I still don't understand the apparently substantial difference between Frequentist and Bayesian reasoning. The subject was brought up again in a class I just attended—and I was still left with a distinct "... those... those aren't different things" feeling.

I am beginning to come to the conclusion that the whole "debate" is a case of Red vs. Blue nonsense. So far, whenever one tries to elaborate on a difference, it is done via some hypothetical anecdote, and said anecdote rarely amounts to anything outside of "Different people sometimes treat uncertainty differently in different situations, depending on the situation." (Usually by having one's preferred side make a very reasonable conclusion, and the other side make some absurd leap of psuedo-logic).

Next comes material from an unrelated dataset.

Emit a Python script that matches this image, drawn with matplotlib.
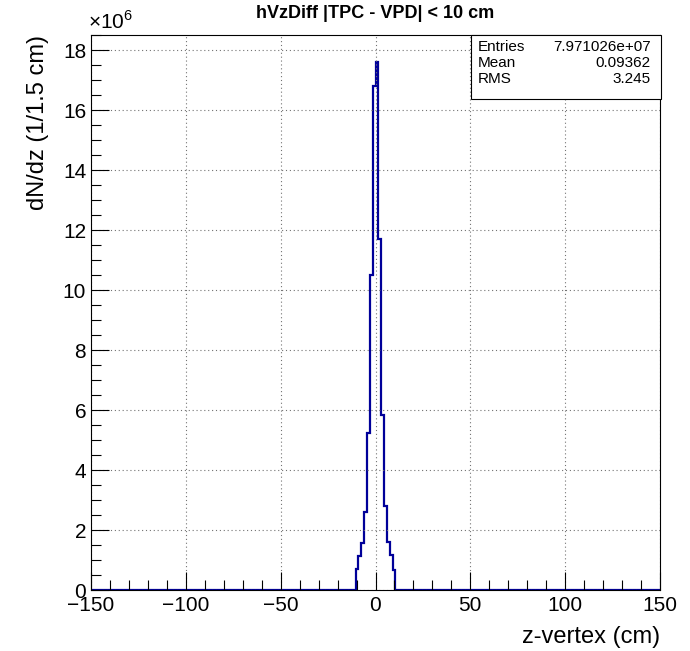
import numpy as np
from matplotlib import pyplot as plt
from matplotlib.patches import Rectangle

# histogram: 200 bins of 1.5 cm from -150 to 150, only the core is filled
x_lo, x_hi, n_bins = -150, 150, 200
core_first_edge = -10.5
core_counts = [0.69, 1.13, 1.56, 2.61, 5.22, 10.5, 16.8,
               17.6, 11.7, 5.83, 2.80, 1.59, 1.17, 0.67]  # x1e6

stat_names = ["Entries", "Mean", "RMS"]
stat_values = ["7.971026e+07", "0.09362", "3.245"]

edges = np.linspace(x_lo, x_hi, n_bins + 1)
counts = np.zeros(n_bins)
first = int(np.argmin(np.abs(edges - core_first_edge)))
counts[first:first + len(core_counts)] = core_counts

plt.rcParams['font.family'] = ['Liberation Sans', 'DejaVu Sans']
plt.rcParams['mathtext.fontset'] = 'custom'
plt.rcParams['mathtext.rm'] = 'Liberation Sans'

fig = plt.figure(figsize=(6.9, 6.51), dpi=100)
ax = fig.add_axes([91/690, 1 - 590/651, (660 - 91)/690, (590 - 35)/651])

ax.stairs(counts, edges, color="#000099", linewidth=1.6, baseline=None)

ax.set_xlim(x_lo, x_hi)
ax.set_ylim(0, 18.5)
ax.set_xticks(np.arange(-150, 151, 50))
ax.set_xticks(np.arange(-150, 151, 10), minor=True)
ax.set_yticks(np.arange(0, 19, 2))
ax.set_yticks(np.arange(0, 18.6, 0.5), minor=True)
ax.set_xticklabels([f"\u2212{abs(v)}" if v < 0 else str(v) for v in range(-150, 151, 50)])
ax.tick_params(which="major", direction="in", length=13, width=0.8, labelsize=15,
               top=False, right=False)
ax.tick_params(which="minor", direction="in", length=7, width=0.8, top=False, right=False)
ax.tick_params(axis="x", pad=4)
ax.grid(True, which="major", linestyle=(0, (1, 2.5)), color="0.45", linewidth=0.8)
for s in ax.spines.values():
    s.set_linewidth(0.8)

ax.set_xlabel("z-vertex (cm)", fontsize=17, loc="right", labelpad=8)
ax.set_ylabel("dN/dz (1/1.5 cm)", fontsize=17, loc="top", labelpad=10)
fig.text(88/690, 1 - 22/651, r"$\times10^{6}$", fontsize=15, va="center", ha="left")
fig.text(375/690, 1 - 14/651, "hVzDiff |TPC - VPD| < 10 cm", fontsize=13,
         fontweight="bold", ha="center", va="center")

# stats box
bx0, by0, bx1, by1 = 471/690, 1 - 99/651, 661/690, 1 - 35/651
fig.patches.append(Rectangle((bx0, by0), bx1 - bx0, by1 - by0, transform=fig.transFigure,
                             facecolor="white", edgecolor="black", linewidth=0.8, zorder=5))
for i, (name, val) in enumerate(zip(stat_names, stat_values)):
    yy = 1 - (47 + 16 * i)/651
    fig.text(478/690, yy, name, fontsize=11, va="center", ha="left", zorder=6)
    fig.text(651/690, yy, val, fontsize=11, va="center", ha="right", zorder=6)

fig.savefig("out.png", dpi=100)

Furthermore, these two things hardly ever seem to have anything to do with the fundamental definition of probability, and have everything to do with the assumed simplicity of a given system.

I AM ANGRY

Comment author: [deleted] 26 January 2015 06:37:33PM 0 points [-]

They are the same thing. Gertrude Stein had it right: probability is probability is probability. It doesn't matter whether your interpretation is Bayesian or frequentist. The distinction between the two is simply how one chooses to apply probability: as a property of the world (frequentist) or as a description of our mental world-models (Bayesian). In either case the rules of probability are the same.

Comment author: Luke_A_Somers 27 January 2015 07:16:14PM 0 points [-]

This phrasing suggests that Bayesians can't accept quantum mechanics except via hidden variables. This is not the case.

Comment author: [deleted] 27 January 2015 09:43:35PM *  1 point [-]

Taboo the word Bayesian.

I was talking about the Bayesian interpretation of probability. An interpretation, not a category of person. Quantum mechanics without hidden variables uses the frequentist interpretation of probability.

Sometimes in life we use probability in ways that are frequentist. Other times we use probability in ways that are Bayesian. This should not be alarming.

Comment author: Luke_A_Somers 27 January 2015 11:31:53PM 1 point [-]

Fair enough. The idea of calling QM 'frequentist' really stretches the reason for using that term under anything but an explicit collapse interpretation. Maybe it would be more of a third way -

  • Frequentism would be that the world is itself stochastic.
  • Fractionism would be that the world takes both paths and we will find ourselves in one.
  • Bayes gets to keep its definition.